Not sure If I get the complete idea before looking at the implementation. Sorry if I miss this before but now it looks like automating this with the addition of a small pause (can't completely understand how this could be useful with pooled clients) and the proxy accepting incoming connection but keeping them queued until the new master is ready.

Yes, that's exactly it.

Given the declarative nature of the cluster specification I'm not sure how to declare this "switchover" operation inside it. In addition it'll become quite complicated to manage all the states change of this workflow and recover from all the possible errors.
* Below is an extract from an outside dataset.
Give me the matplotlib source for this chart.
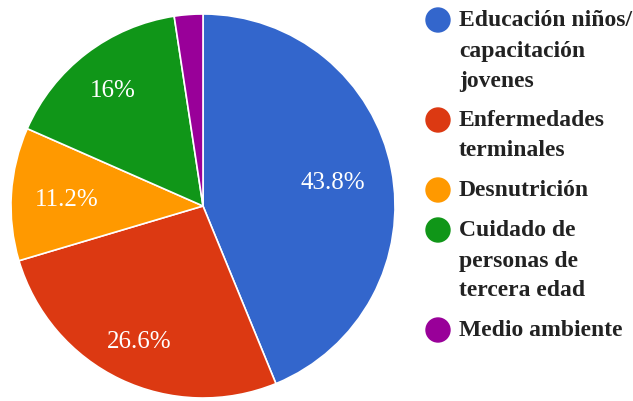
import numpy as np
import matplotlib.pyplot as plt
from matplotlib.patches import Circle

categorias = ["Educación niños/\ncapacitación\njovenes",
              "Enfermedades\nterminales",
              "Desnutrición",
              "Cuidado de\npersonas de\ntercera edad",
              "Medio ambiente"]
valores = [43.8, 26.6, 11.2, 16.0, 2.4]
etiquetas = ["43.8%", "26.6%", "11.2%", "16%", ""]
colores = ["#3366CC", "#DC3912", "#FF9900", "#109618", "#990099"]

W, H = 633, 401
fig = plt.figure(figsize=(W / 100, H / 100), dpi=100)
fig.patch.set_facecolor("white")

# pie: centre (203, 206), radius 192 px
cx, cy, r = 203, 206, 192
ax = fig.add_axes([(cx - r) / W, (H - cy - r) / H, 2 * r / W, 2 * r / H])
wedges, _ = ax.pie(valores, colors=colores, startangle=90, counterclock=False,
                   radius=1.0, wedgeprops=dict(edgecolor="white", linewidth=1.2))
ax.set_xlim(-1, 1)
ax.set_ylim(-1, 1)
ax.set_aspect("equal")
ax.axis("off")

# percentage labels inside wedges
dist = [0.69, 0.77, 0.71, 0.77, 0.7]
for w, txt, d in zip(wedges, etiquetas, dist):
    if not txt:
        continue
    ang = np.deg2rad((w.theta1 + w.theta2) / 2)
    ax.text(d * np.cos(ang), d * np.sin(ang) - 0.015, txt, ha="center", va="center",
            color="white", fontsize=18, family="Liberation Serif")

# legend drawn by hand, one text per line
lx = fig.add_axes([0, 0, 1, 1])
lx.set_xlim(0, W)
lx.set_ylim(H, 0)
lx.axis("off")
y = 20
line_h = 30
gap = 40
for cat, col in zip(categorias, colores):
    lx.add_patch(Circle((438, y), 12, color=col))
    lines = cat.split("\n")
    for i, ln in enumerate(lines):
        lx.text(459, y + i * line_h + 1, ln, ha="left", va="center", color="#222222",
                fontsize=17, fontweight="bold", family="Liberation Serif")
    y += (len(lines) - 1) * line_h + gap

fig.savefig("out.png", dpi=100)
Step 1: Declare cluster paused - all proxies should start queuing new connections
Step 2a: Elect new master from sync replicas if there is one
Step 2b: If there are no sync replicas make one sync and once replication lag is 0 elect it new master
Step 3: Declare cluster active - all proxies should start connecting queued connections to new master

To answer how is this useful to clients:

  • Not everything connecting to cluster has good reconnect logic - some things just fail. If it's something you develop in-house you can just fix it, but you aren't always that lucky.
  • Even if a piece of software can correctly do reconnects it will attempt to restore connection without being aware of the state of the cluster - it will simply retry (with exponential backoff if you're lucky). Proxy is cluster state aware, so it can restore connection as soon as it is possible.
  • If high number of clients fail at the same time and all use the same reconnect logic they will hit the DB roughly at the same time and with postgres connections being expensive (fork/clone) that's a recipe for thundering herd problem
  • Cluster becomes a de facto centralised reconnect logic source of truth.